MEMS, or microelectromechanical systems, are complex systems, usually fabricated in silicon, that can act as sensors or actuators and interface to electronic systems and have done much to improve test, measurement, safety and latterly the functionality of mobile devices.
Vigna has been driving ST's MEMS strategy for a number of years and helped take ST's MEMS-related sales revenue above $1 billion in 2012 and clear market leader an $11 billion market, according to market research firm Yole Developpement. ST increased its MEMS sales by 10 percent in 2012 in line with the total MEMS market's expansion and while the overall market for chips fell by about 2 percent, As a result ST grabbed a lead of about $150 million over its nearest rival Bosch. ST’s share in the MEMS mobile and handset market increased to 48 percent in 2012, more than twice that of its closest competitor (18 percent), according to research firm IHS.

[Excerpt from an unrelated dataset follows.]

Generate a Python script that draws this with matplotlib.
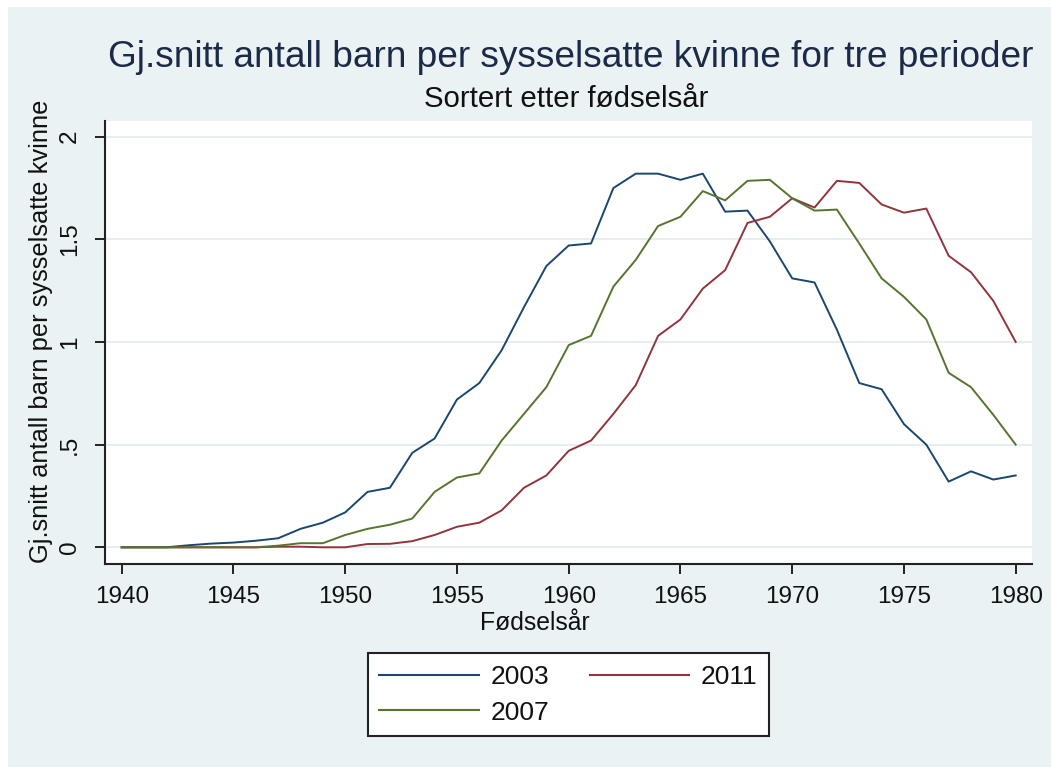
import matplotlib
matplotlib.use("Agg")
import matplotlib.pyplot as plt
from matplotlib.patches import Rectangle

# ---------------- data ----------------
years = list(range(1940, 1981))
y2003 = [0, 0, 0, 0.01, 0.018, 0.023, 0.032, 0.044, 0.09, 0.12,
         0.17, 0.27, 0.29, 0.46, 0.53, 0.72, 0.80, 0.96, 1.17, 1.37,
         1.47, 1.48, 1.75, 1.82, 1.82, 1.79, 1.82, 1.635, 1.64, 1.49,
         1.31, 1.29, 1.06, 0.80, 0.77, 0.60, 0.50, 0.32, 0.37, 0.33,
         0.35]
y2007 = [0, 0, 0, 0, 0, 0, 0, 0.008, 0.02, 0.02,
         0.06, 0.09, 0.11, 0.14, 0.27, 0.34, 0.36, 0.52, 0.65, 0.78,
         0.985, 1.03, 1.27, 1.40, 1.565, 1.61, 1.735, 1.69, 1.785, 1.79,
         1.70, 1.64, 1.645, 1.48, 1.31, 1.22, 1.11, 0.85, 0.78, 0.645,
         0.50]
y2011 = [0, 0, 0, 0, 0, 0, 0, 0.003, 0.003, 0.0,
         0.0, 0.016, 0.017, 0.03, 0.06, 0.10, 0.12, 0.18, 0.29, 0.35,
         0.47, 0.52, 0.65, 0.79, 1.03, 1.11, 1.26, 1.35, 1.58, 1.61,
         1.70, 1.655, 1.785, 1.775, 1.67, 1.63, 1.65, 1.42, 1.34, 1.20,
         1.00]
series_labels = ["2003", "2011", "2007"]
xticks = [1940, 1945, 1950, 1955, 1960, 1965, 1970, 1975, 1980]
yticks = [0, 0.5, 1, 1.5, 2]
ytick_labels = ["0", ".5", "1", "1.5", "2"]
title = "Gj.snitt antall barn per sysselsatte kvinne for tre perioder"
subtitle = "Sortert etter fødselsår"
xlabel = "Fødselsår"
ylabel = "Gj.snitt antall barn per sysselsatte kvinne"

# ---------------- style ----------------
W, H = 1051, 767
BG = "#EAF2F3"
GRID = "#E4EDEF"
C2003 = "#1A476F"
C2011 = "#90353B"
C2007 = "#55752F"
TXT = "#111111"
TITLE_C = "#1C2A48"
plt.rcParams["font.family"] = ["Liberation Sans", "DejaVu Sans"]

fig = plt.figure(figsize=(W / 100, H / 100), dpi=100)
fig.patch.set_facecolor("white")
fig.patches.append(Rectangle((8 / W, 0), 1 - 8 / W, 1 - 7 / H,
                             transform=fig.transFigure, facecolor=BG,
                             edgecolor="none", zorder=-10))

ax = fig.add_axes([105 / W, 1 - 564 / H, 927 / W, 443 / H])
ax.set_facecolor("white")

h03, = ax.plot(years, y2003, color=C2003, lw=1.4, label=series_labels[0], zorder=3)
h11, = ax.plot(years, y2011, color=C2011, lw=1.4, label=series_labels[1], zorder=3)
h07, = ax.plot(years, y2007, color=C2007, lw=1.4, label=series_labels[2], zorder=3)

ax.set_xlim(1939.253, 1980.729)
ax.set_ylim(-0.0813, 2.0765)
ax.set_xticks(xticks)
ax.set_yticks(yticks)
ax.set_yticklabels(ytick_labels)
for y in yticks:
    ax.axhline(y, color=GRID, lw=1.3, zorder=1)

for s in ["top", "right"]:
    ax.spines[s].set_visible(False)
for s in ["left", "bottom"]:
    ax.spines[s].set_linewidth(1.5)
    ax.spines[s].set_color("#222222")

ax.tick_params(axis="both", direction="out", length=7.5, width=1.4,
               color="#222222", labelcolor=TXT, labelsize=17.5)
ax.tick_params(axis="x", pad=8)
ax.tick_params(axis="y", pad=10)
for lab in ax.get_yticklabels():
    lab.set_rotation(90)
    lab.set_va("center")
    lab.set_ha("right")

t_title = fig.text(571 / W, 1 - 67 / H, title, ha="center", va="baseline",
                   color=TITLE_C, fontsize=24)
t_sub = fig.text(565.8 / W, 1 - 107 / H, subtitle, ha="center", va="baseline",
                 color=TXT, fontsize=18)
t_xl = fig.text(535 / W, 1 - 630 / H, xlabel, ha="center", va="baseline",
                color=TXT, fontsize=17)
t_yl = fig.text(41.5 / W, 1 - 331.5 / H, ylabel, ha="center", va="center",
                rotation=90, color=TXT, fontsize=17)

renderer = fig.canvas.get_renderer()


def fit(t, target, use_height=False):
    bb = t.get_window_extent(renderer)
    cur = bb.height if use_height else bb.width
    t.set_fontsize(t.get_fontsize() * target / cur)


fit(t_title, 925)
fit(t_sub, 284)
fit(t_xl, 110)
fit(t_yl, 465, use_height=True)

leg = fig.legend(handles=[h03, h07, h11], labels=["2003", "2007", "2011"],
                 ncol=2, loc="center",
                 bbox_to_anchor=(568.4 / W, 1 - 694.7 / H),
                 bbox_transform=fig.transFigure,
                 fontsize=19, handlelength=3.76, handletextpad=0.45,
                 columnspacing=1.54, borderpad=0.44, labelspacing=0.45,
                 fancybox=False, framealpha=1, facecolor="white",
                 edgecolor="#222222")
leg.get_frame().set_linewidth(1.5)
for l in leg.get_lines():
    l.set_linewidth(1.5)
for t in leg.get_texts():
    t.set_color(TXT)

fig.savefig("out.png", dpi=100, facecolor=fig.get_facecolor())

"Vigna’s insight and drive remain critical to the MEMS revolution; he exemplifies the leadership qualities needed to move the industry forward," said Heinz Kundert, president of the European division of industry organization SEMI.
Vigna joined STMicroelectronics’ R&D Labs in 1995, and began the company's technical development efforts in MEMS. In 2001 he became director of the MEMS business unit working on accelerometers and gyroscopes as ST made a commitment to the MEMS market. And in 2007 Vigna's responsibilities were increased to include sensors, RF, analog, mixed-signal, interface and audio ICs.
Vigna has filed more than 170 patents on micromachining to date. The European SEMI Award was presented at the Semicon Europa exhibition Oct. 8, 2013 in Dresden, Germany.